In service of that goal, ASN recommended exploring the creation and funding of a federal program to support kidney transplant patients in accessing transplant evaluation and, ultimately, transplantation, at program(s) that might be a good fit for them. Using the National Living Donor Assistance Center and the Department of Veterans Affairs as models, “we should explore the creation of a similar program to support kidney transplant candidates to foster more equitable access to evaluation,” emphasized Dr. Josephson in the letter.
Ample research demonstrates that there is significant untapped potential to maximize the use of procured organs to increase survival and quality of life for people with kidney failure, particularly as compared to dialysis. Responding to this unfortunate reality, the OPTN Operations and Safety Committee proposed implementing on opt-out system for organ offer filter use, a step towards the ultimate vision for mandatory organ offer filter use. The use of offer filters aims to minimize cold ischemia time and expedite organ placement, two critically important aspects of increasing organ use. Accordingly, ASN perceives numerous potentially positive outcomes deriving from this proposal, if finalized.

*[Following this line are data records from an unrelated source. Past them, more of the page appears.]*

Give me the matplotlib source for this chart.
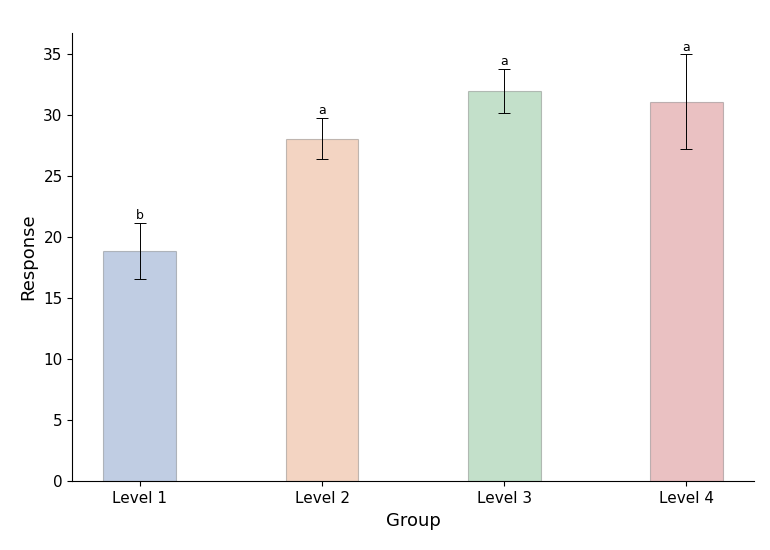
import numpy as np
import matplotlib.pyplot as plt

groups = ['Level 1', 'Level 2', 'Level 3', 'Level 4']
means = [18.9, 28.1, 32.0, 31.1]
errs = [2.3, 1.7, 1.8, 3.9]
letters = ['b', 'a', 'a', 'a']
colors = ['#4C72B0', '#DD8452', '#55A868', '#C44E52']

fig, ax = plt.subplots(figsize=(7.7, 5.5), dpi=100)
x = np.arange(len(groups))
ax.bar(x, means, width=0.4, color=colors, alpha=0.35, edgecolor='#555555',
       linewidth=0.8)
ax.errorbar(x, means, yerr=errs, fmt='none', ecolor='black', elinewidth=0.7,
            capsize=4, capthick=0.7)
for xi, m, e, l in zip(x, means, errs, letters):
    ax.text(xi, m + e + 0.05, l, ha='center', va='bottom', fontsize=9)

ax.set_xticks(x)
ax.set_xticklabels(groups, fontsize=11)
ax.tick_params(axis='y', labelsize=11)
ax.set_xlabel('Group', fontsize=13)
ax.set_ylabel('Response', fontsize=13)
ax.spines['top'].set_visible(False)
ax.spines['right'].set_visible(False)
fig.subplots_adjust(left=0.094, right=0.979, top=0.94, bottom=0.125)
fig.savefig('out.png')
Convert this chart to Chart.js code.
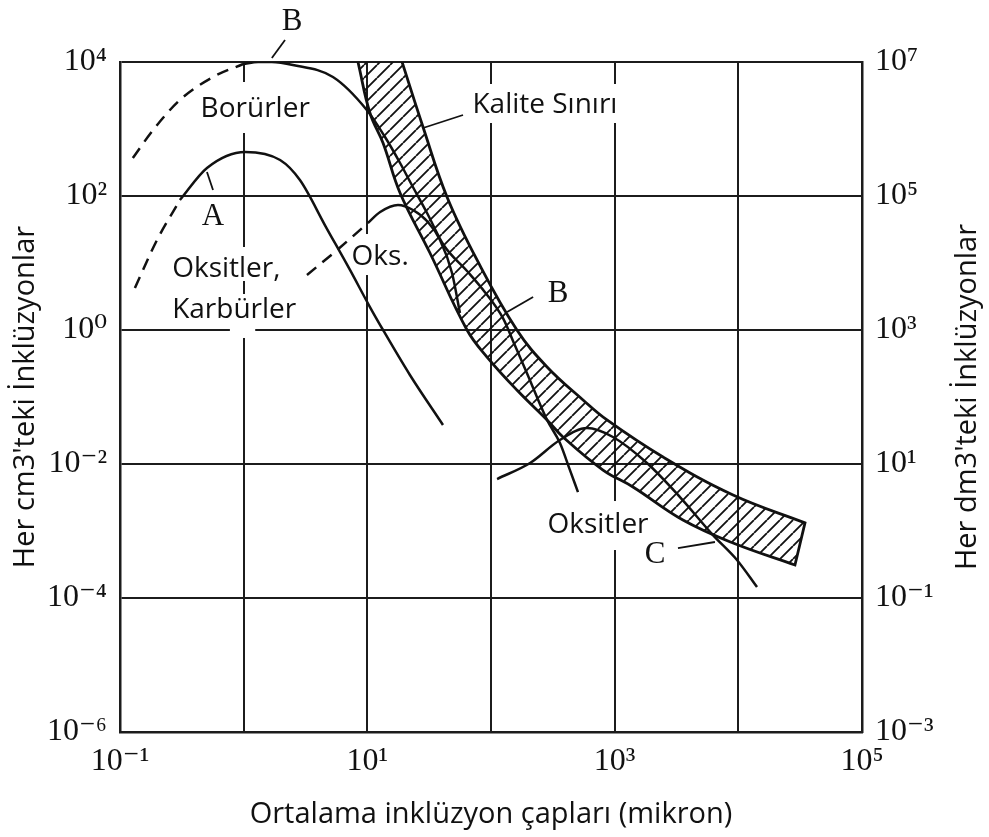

Model-identified filters may decrease the number of offers programs must dedicate time and resources considering and responding to (sparing their time for other patient care-related activities) decrease the amount of time organ procurement organizations (OPOs) must spend working to place an organ (allowing them to focus resources on other efforts, such as working with donor families and procuring other organs in their service areas), and decrease the “time to yes,” by ensuring offers are made only to programs with a reasonable likelihood of accepting them based on demonstrated program expertise and risk tolerance levels, among other changes, that could improve patient access to kidney transplantation—the ultimate goal.
However, the society also outlined potential unintended consequences related to opt-out filters and noted serious concerns regarding an eventual move to adoption of mandatory filters. For example, the offer filters could impede patients’ agency to select a program whose organ offer acceptance practices are in alignment with their individual care goals, and ASN urged OPTN to ensure transparency regarding organ offer filters in patient-friendly formats as well as invest in patient education efforts and tools to support informed program selection, such as a patient matching clearinghouse. The society also noted concerns that the filters could hinder program evolution and deepen divides in patient access, stating “it is crucial to watch for inadvertent separation of centers into conservative and aggressive centers, with the divide being only expanded over time.”
ASN appreciated the opportunity to provide input into the OPTN policymaking process and will continue to advocate for these recommendations as well as other policy changes to maximize patient access to transplant care across the kidney health ecosystem.